=== INFORMATION PROVIDED ===
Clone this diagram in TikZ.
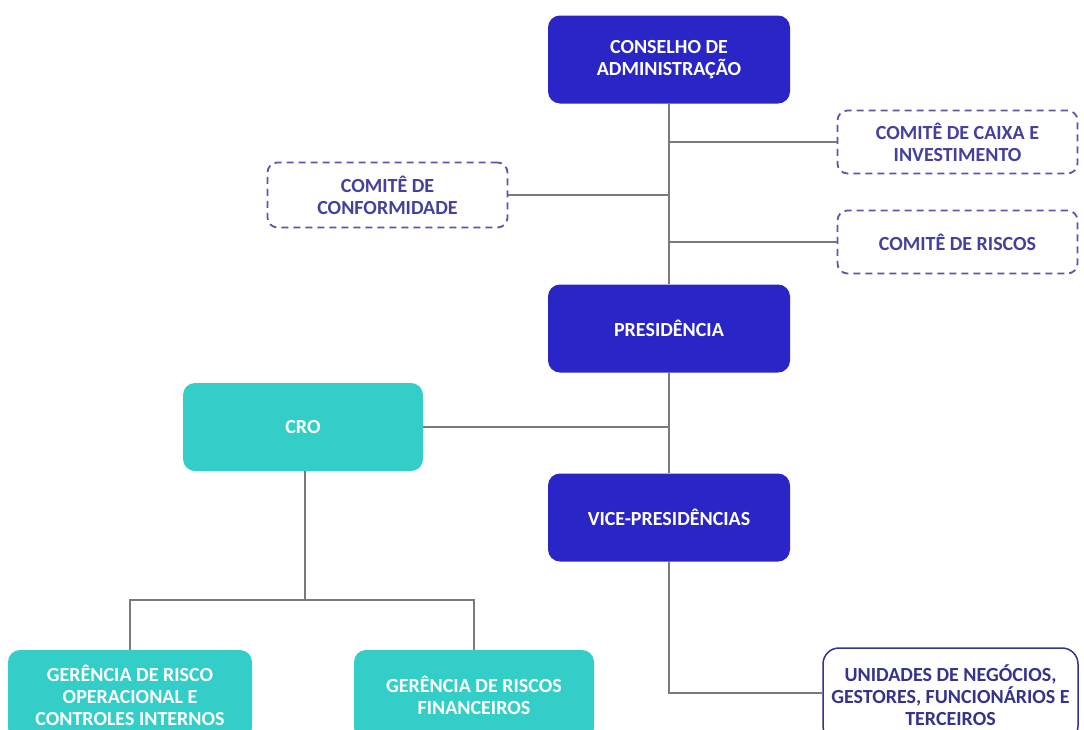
\documentclass[tikz,border=0pt]{standalone}
\usepackage{fontspec}
\setmainfont{Carlito}
\usetikzlibrary{positioning,calc}
\definecolor{OrgBlue}{HTML}{2A25C6}
\definecolor{OrgTeal}{HTML}{34CEC8}
\definecolor{OrgLine}{HTML}{7A7A7A}
\definecolor{OrgInk}{HTML}{44409E}
\definecolor{OrgDash}{HTML}{5C57AA}
\definecolor{OrgFrame}{HTML}{34348C}

\tikzset{
  boxtext/.style={align=center,inner sep=0pt,font=\bfseries\fontsize{20}{22}\selectfont},
  bluebox/.style={boxtext,fill=OrgBlue,text=white,rounded corners=12pt,minimum width=242pt,minimum height=88pt},
  tealbox/.style={boxtext,fill=OrgTeal,text=white,rounded corners=12pt,minimum width=240pt,minimum height=88pt},
  comitebox/.style={boxtext,draw=OrgDash,line width=1.8pt,dash pattern=on 7pt off 5pt,text=OrgInk,rounded corners=10pt,minimum width=240pt,minimum height=63pt},
  unitbox/.style={boxtext,draw=OrgFrame,line width=1.5pt,fill=white,text=OrgFrame,rounded corners=16pt,minimum width=255pt,minimum height=94pt},
  link/.style={draw=OrgLine,line width=2.8pt}
}

\begin{document}
\begin{tikzpicture}[x=1pt,y=-1pt]
  \useasboundingbox (0,0) rectangle (1084,729);
  \fill[white] (0,0) rectangle (1084,729);
  \clip (0,0) rectangle (1084,729);

  % conselho e comites
  \node[bluebox] (conselho) at (669,59.5) {CONSELHO DE\\ADMINISTRAÇÃO};
  \node[comitebox] (caixa) at (957.5,142) {COMITÊ DE CAIXA E\\INVESTIMENTO};
  \node[comitebox,minimum height=65pt] (conform) at (387.5,195) {COMITÊ DE\\CONFORMIDADE};
  \node[comitebox] (riscos) at (957.5,242) {COMITÊ DE RISCOS};

  % presidencia e vice
  \node[bluebox] (presid) at (669,328.5) {PRESIDÊNCIA};
  \node[bluebox] (vice) at (669,517.5) {VICE-PRESIDÊNCIAS};
  \node[tealbox] (cro) at (303,427) {CRO};

  % gerencias e unidades
  \node[tealbox,minimum width=244pt,minimum height=90pt] (gerop) at (130,695) {GERÊNCIA DE RISCO\\OPERACIONAL E\\CONTROLES INTERNOS};
  \node[tealbox,minimum height=90pt] (gerfin) at (474,695) {GERÊNCIA DE RISCOS\\FINANCEIROS};
  \node[unitbox] (unidades) at (950.5,695) {UNIDADES DE NEGÓCIOS,\\GESTORES, FUNCIONÁRIOS E\\TERCEIROS};
  \coordinate (split) at (305,600);

  % ligacoes
  \begin{scope}[on background layer/.try]
    \draw[link] (conselho.south) -- (presid.north);
    \draw[link] (presid.south) -- (vice.north);
    \draw[link] (caixa.west) -- (caixa.west -| conselho.south);
    \draw[link] (riscos.west) -- (riscos.west -| conselho.south);
    \draw[link] (conform.east) -- (conform.east -| conselho.south);
    \draw[link] (cro.east) -- (cro.east -| presid.south);
    \draw[link] (vice.south) |- ([yshift=2pt]unidades.west);
    \draw[link] (cro.south -| split) -- (split);
    \draw[link] (gerop.north) |- (split) -| (gerfin.north);
  \end{scope}
\end{tikzpicture}
\end{document}
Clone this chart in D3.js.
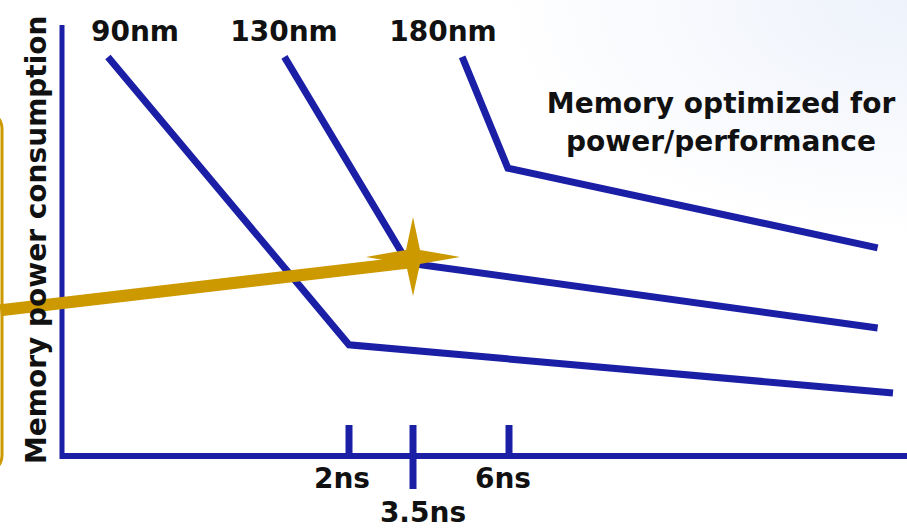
===
▸ WORK TO COMPLETE
Transcribe the material exactly, and leave out whatever pictures it holds.

▸ FINISHED EXERCISE
Clone this diagram in TikZ.
\documentclass[tikz,border=0pt]{standalone}
\usepackage{fontspec}
\setmainfont{Carlito}
\usetikzlibrary{positioning,calc}
\definecolor{OrgBlue}{HTML}{2A25C6}
\definecolor{OrgTeal}{HTML}{34CEC8}
\definecolor{OrgLine}{HTML}{7A7A7A}
\definecolor{OrgInk}{HTML}{44409E}
\definecolor{OrgDash}{HTML}{5C57AA}
\definecolor{OrgFrame}{HTML}{34348C}

\tikzset{
  boxtext/.style={align=center,inner sep=0pt,font=\bfseries\fontsize{20}{22}\selectfont},
  bluebox/.style={boxtext,fill=OrgBlue,text=white,rounded corners=12pt,minimum width=242pt,minimum height=88pt},
  tealbox/.style={boxtext,fill=OrgTeal,text=white,rounded corners=12pt,minimum width=240pt,minimum height=88pt},
  comitebox/.style={boxtext,draw=OrgDash,line width=1.8pt,dash pattern=on 7pt off 5pt,text=OrgInk,rounded corners=10pt,minimum width=240pt,minimum height=63pt},
  unitbox/.style={boxtext,draw=OrgFrame,line width=1.5pt,fill=white,text=OrgFrame,rounded corners=16pt,minimum width=255pt,minimum height=94pt},
  link/.style={draw=OrgLine,line width=2.8pt}
}

\begin{document}
\begin{tikzpicture}[x=1pt,y=-1pt]
  \useasboundingbox (0,0) rectangle (1084,729);
  \fill[white] (0,0) rectangle (1084,729);
  \clip (0,0) rectangle (1084,729);

  % conselho e comites
  \node[bluebox] (conselho) at (669,59.5) {CONSELHO DE\\ADMINISTRAÇÃO};
  \node[comitebox] (caixa) at (957.5,142) {COMITÊ DE CAIXA E\\INVESTIMENTO};
  \node[comitebox,minimum height=65pt] (conform) at (387.5,195) {COMITÊ DE\\CONFORMIDADE};
  \node[comitebox] (riscos) at (957.5,242) {COMITÊ DE RISCOS};

  % presidencia e vice
  \node[bluebox] (presid) at (669,328.5) {PRESIDÊNCIA};
  \node[bluebox] (vice) at (669,517.5) {VICE-PRESIDÊNCIAS};
  \node[tealbox] (cro) at (303,427) {CRO};

  % gerencias e unidades
  \node[tealbox,minimum width=244pt,minimum height=90pt] (gerop) at (130,695) {GERÊNCIA DE RISCO\\OPERACIONAL E\\CONTROLES INTERNOS};
  \node[tealbox,minimum height=90pt] (gerfin) at (474,695) {GERÊNCIA DE RISCOS\\FINANCEIROS};
  \node[unitbox] (unidades) at (950.5,695) {UNIDADES DE NEGÓCIOS,\\GESTORES, FUNCIONÁRIOS E\\TERCEIROS};
  \coordinate (split) at (305,600);

  % ligacoes
  \begin{scope}[on background layer/.try]
    \draw[link] (conselho.south) -- (presid.north);
    \draw[link] (presid.south) -- (vice.north);
    \draw[link] (caixa.west) -- (caixa.west -| conselho.south);
    \draw[link] (riscos.west) -- (riscos.west -| conselho.south);
    \draw[link] (conform.east) -- (conform.east -| conselho.south);
    \draw[link] (cro.east) -- (cro.east -| presid.south);
    \draw[link] (vice.south) |- ([yshift=2pt]unidades.west);
    \draw[link] (cro.south -| split) -- (split);
    \draw[link] (gerop.north) |- (split) -| (gerfin.north);
  \end{scope}
\end{tikzpicture}
\end{document}
Clone this chart in D3.js.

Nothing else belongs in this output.